La mañana siguiente, sonó el teléfono a las 9:15. Era de la comisaría de mi distrito. Me dijeron que tenía que pasarme a declarar. Les respondí que no había puesto ninguna denuncia, pero me respondieron que daba igual, que al haber intervenido la policía nacional la denuncia era automática. Me acerqué ese mediodía. El departamento lo formaba un grupo de chicos y chicas, no mayores de 35 años, tremendamente entusiasta. Tenían planos el barrio por la paredes con cruces en los sitios en los que se habían producido atracos con violencia. Tres de ellos se pasaron el tiempo intentando identificar en fotos de Internet a un sospechoso. La cosa parecía atractiva, como buscar a un viejo amigo en Facebook. Discutían los pendientes, el pelo, etc. Salí tras hacer mi declaración. Me dijeron que el sospechoso era de origen magrebí y que no tenía antecedentes a pesar de que llevaba unos treinta años en España. También me dijeron que tenía que ir a declarar en el juicio en los juzgados de Plaza de Castilla. Les recordé que no había puesto yo la denuncia, pero me dijeron que daba igual, que iba en calidad de víctima.
Dos días después, asistí al juicio en calidad de víctima. Mientras esperaba fuera, conocí al jefe del juzgado, un hombre pequeño y dickensiano con una conversación de lo más amena y aguda. También a la abogada de oficio de mi sospechoso y ahora acusado, una mujer de rompe y rasga que bajo la toga vestía una minifalda casi quinceañera y que taconeaba el suelo de los pasillos poniendo a prueba los sistemas antiterremotos madrileños. La abogada me dijo que nunca en su vida se había encontrado con algo así, con un hombre que llevaba casi cuarenta años en la calle y que nunca había sido detenido antes. Un pobre hombre, me dijo. Yo casi me sentí culpable por tener un coche tan accesible o tan acogedor.

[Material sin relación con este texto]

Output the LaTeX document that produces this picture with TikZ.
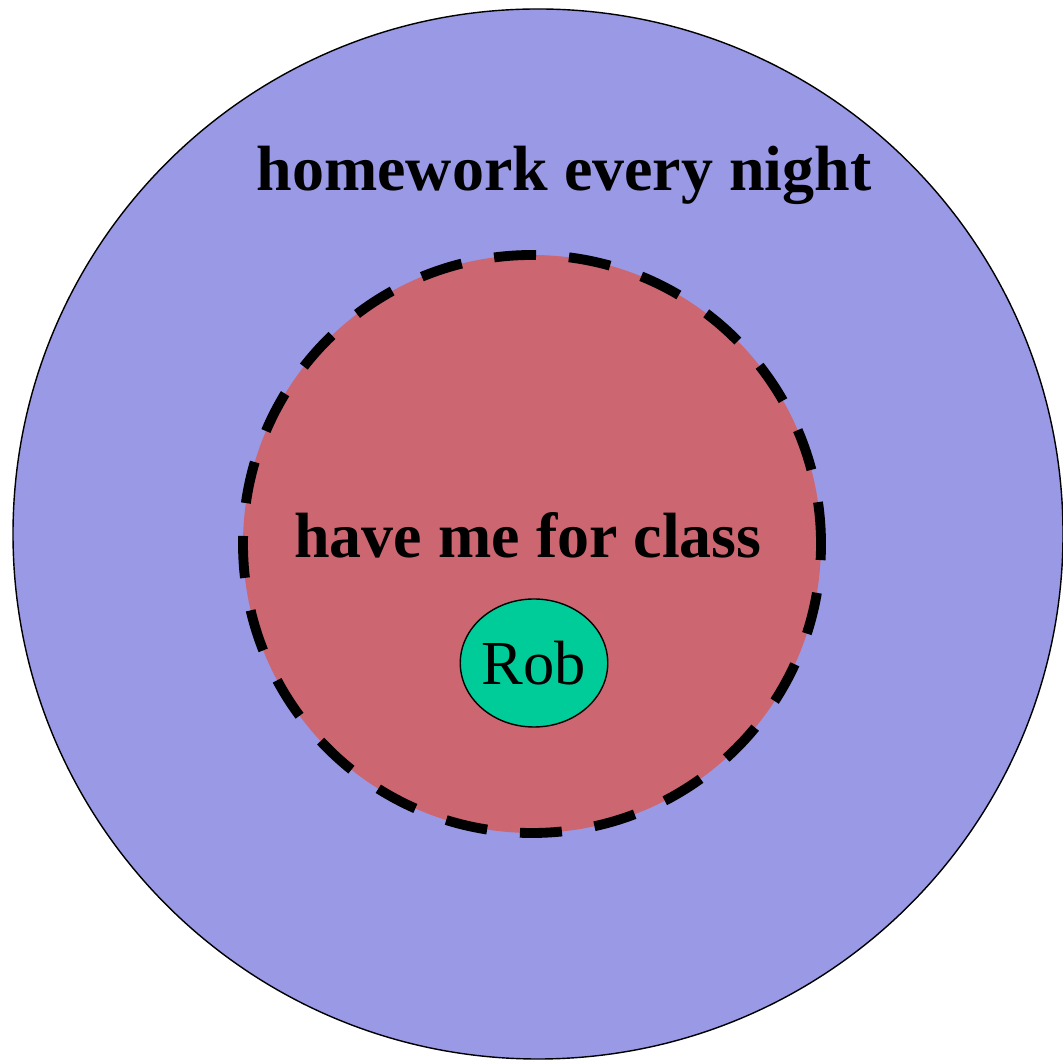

El resumen es que, en tres días, hubo posible delito, declaración y juicio. Y sentencia exculpatoria. De ahí que proponga algo a los imputados de las listas que quieran lavar su reputación antes de las elecciones: vénganse a mi calle y métanse en mi coche. Avisen antes por llamada anónima a la policía nacional. En tres días, su juicio estará listo para sentencia.